Though 100 Kelvin is about -280 degrees Fahrenheit — not quite room temperature, it’s a significant increase compared to bulk aluminum metal, which turns superconductive only near 1 Kelvin (-457 degrees Fahrenheit).

“This may be the discovery of a new family of superconductors, and raises the possibility that other types of superatoms will be capable of superconductivity at even warmer temperatures,” said Kresin, corresponding author of a paper on the finding published by Nano Letters on Jan. 28.

Superconducting-type electron pair correlations (credit: Avik Halder et al./Nano Letters)

Superconductivity is the ability to transmit electricity without any resistance, meaning that no energy is lost in the transmission. Superconductors operating at extremely low temperatures are already used for MRI machines, powerful electromagnets that levitate maglev trains, particle accelerators, and ultrasensitive magnetic field sensors, but a room-temperature superconductor would allow engineers to make all electronic devices ultra-efficient.

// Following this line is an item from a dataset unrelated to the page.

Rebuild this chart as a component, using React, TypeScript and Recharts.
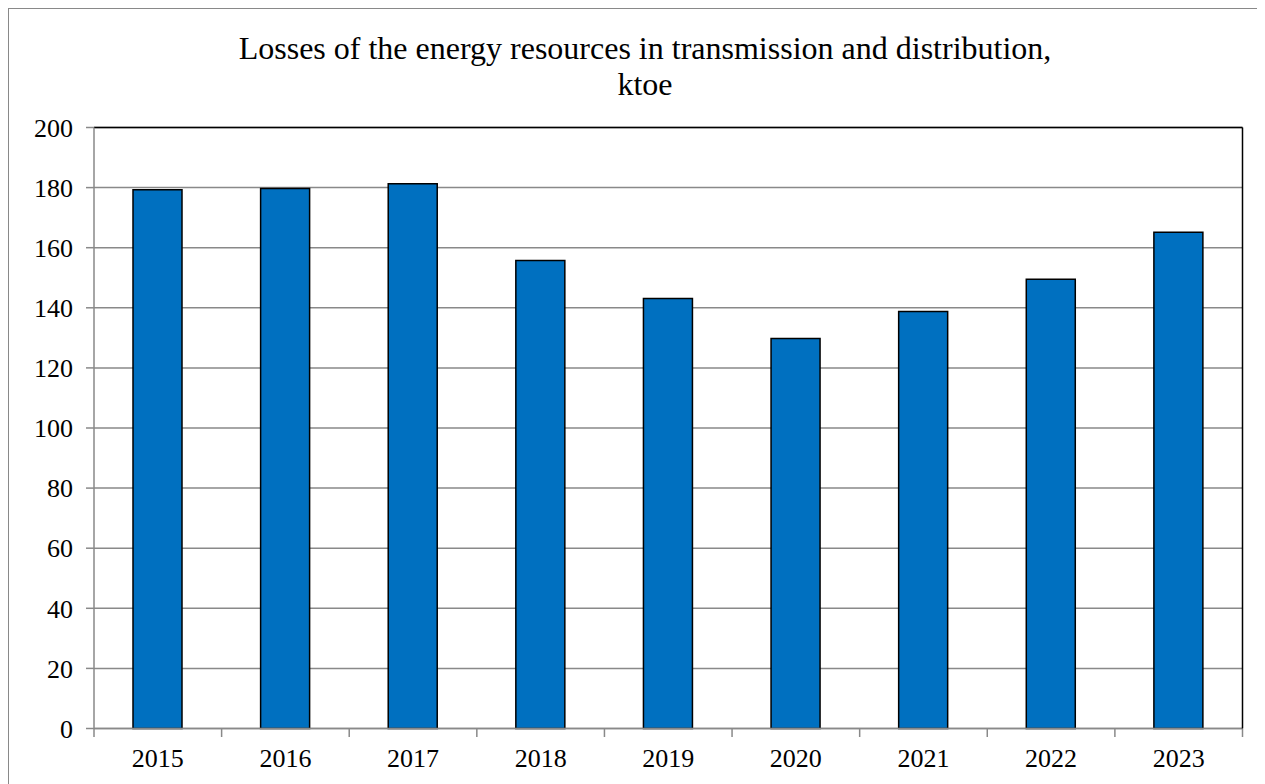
import {
  BarChart,
  Bar,
  XAxis,
  YAxis,
  CartesianGrid,
  ReferenceLine,
} from "recharts";

const years = ["2015", "2016", "2017", "2018", "2019", "2020", "2021", "2022", "2023"];
const losses = [179.3, 179.7, 181.3, 155.7, 143.1, 129.8, 138.8, 149.5, 165.1];
const yTicks = [0, 20, 40, 60, 80, 100, 120, 140, 160, 180, 200];
const titleLines = ["Losses of the energy resources in transmission and distribution,", "ktoe"];

const serif = "Liberation Serif, Times New Roman, serif";
const gray = "#898989";

const data = years.map((y, i) => ({ year: y, value: losses[i], edge: i }));
// category boundaries, used for the x tick marks between the years
const edgeTicks = years.map((_, i) => i).concat(years.length);

const tickFont = { fontFamily: "Liberation Serif", fontSize: 26, fill: "#000" };

const NoLabel = () => <g />;

export default function App() {
  return (
    <div
      style={{
        position: "relative",
        width: 1257,
        height: 776,
        overflow: "hidden",
        fontFamily: serif,
      }}
    >
      <div
        style={{
          position: "absolute",
          inset: 0,
          borderTop: `1.5px solid ${gray}`,
          borderLeft: `1.5px solid ${gray}`,
          pointerEvents: "none",
        }}
      />
      <div
        style={{
          position: "absolute",
          left: 0,
          top: 21.5,
          width: 1274,
          textAlign: "center",
          fontSize: 32,
          lineHeight: "36px",
          color: "#000",
        }}
      >
        {titleLines.map((t) => (
          <div key={t}>{t}</div>
        ))}
      </div>
      <BarChart
        width={1257}
        height={776}
        data={data}
        style={{ fontFamily: serif }}
        margin={{ top: 119.5, right: 21.5, left: 0, bottom: 0 }}
      >
        <CartesianGrid vertical={false} stroke={gray} strokeWidth={1.5} />
        {/* year labels sit on a thin axis right under the plot */}
        <XAxis
          dataKey="year"
          height={0.5}
          tickLine={false}
          tickSize={8}
          tickMargin={12}
          axisLine={{ stroke: gray, strokeWidth: 1.5 }}
          tick={tickFont}
          interval={0}
        />
        {/* tick marks between the categories */}
        <XAxis
          xAxisId="edges"
          dataKey="edge"
          type="number"
          domain={[0, years.length]}
          ticks={edgeTicks}
          allowDataOverflow
          height={55}
          tick={NoLabel}
          tickSize={8}
          tickLine={{ stroke: gray, strokeWidth: 1.5 }}
          axisLine={false}
        />
        <YAxis
          width={86}
          domain={[0, 200]}
          ticks={yTicks}
          interval={0}
          tickSize={8}
          tickMargin={13}
          tickLine={{ stroke: gray, strokeWidth: 1.5 }}
          axisLine={{ stroke: gray, strokeWidth: 1.5 }}
          tick={tickFont}
        />
        <YAxis
          yAxisId="right"
          orientation="right"
          width={1}
          domain={[0, 200]}
          tick={false}
          tickLine={false}
          axisLine={{ stroke: "#000", strokeWidth: 1.5 }}
        />
        <ReferenceLine y={200} stroke="#000" strokeWidth={1.5} />
        <Bar
          dataKey="value"
          fill="#0070C0"
          stroke="#000"
          strokeWidth={1.5}
          barSize={49}
          isAnimationActive={false}
        />
      </BarChart>
    </div>
  );
}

Superconductivity with superatoms

When electrons flow through a material, they bump into various imperfections that knock them off course. That’s the resistance that causes energy loss in the form of heat. If the electrons are mated up into Cooper pairs, however, that connection is just strong enough to keep them on course regardless of what they bump into. Cooper pairs are what make superconductivity work.

Kresin envisions a future in which electronic circuits could be built by placing superatoms in a chain along a substrate material, allowing electricity to flow unhindered along the chain.

The research was supported by the National Science Foundation.

Abstract of A Novel Feature in Aluminum Cluster Photoionization Spectra and Possibility of Electron Pairing at T ≳ 100 K

A unique property of size-resolved metal nanocluster particles is their “superatom”-like electronic shell structure. The shell levels are highly degenerate, and it has been predicted that this can enable exceptionally strong superconducting-type electron pair correlations in certain clusters composed of just tens to hundreds of atoms. Here we report on the observation of a possible spectroscopic signature of such an effect. A bulge-like feature appears in the photoionization yield curve of a free cold aluminum cluster and shows a rapid rise as the temperature approaches ≈100 K. This is an unusual effect, not previously reported for clusters. Its characteristics are consistent with an increase in the effective density of states accompanying a pairing transition, which suggests a high-temperature superconducting state with Tc ≳ 100 K. Our results highlight the promise of metal nanoclusters as high-Tc building blocks for materials and networks.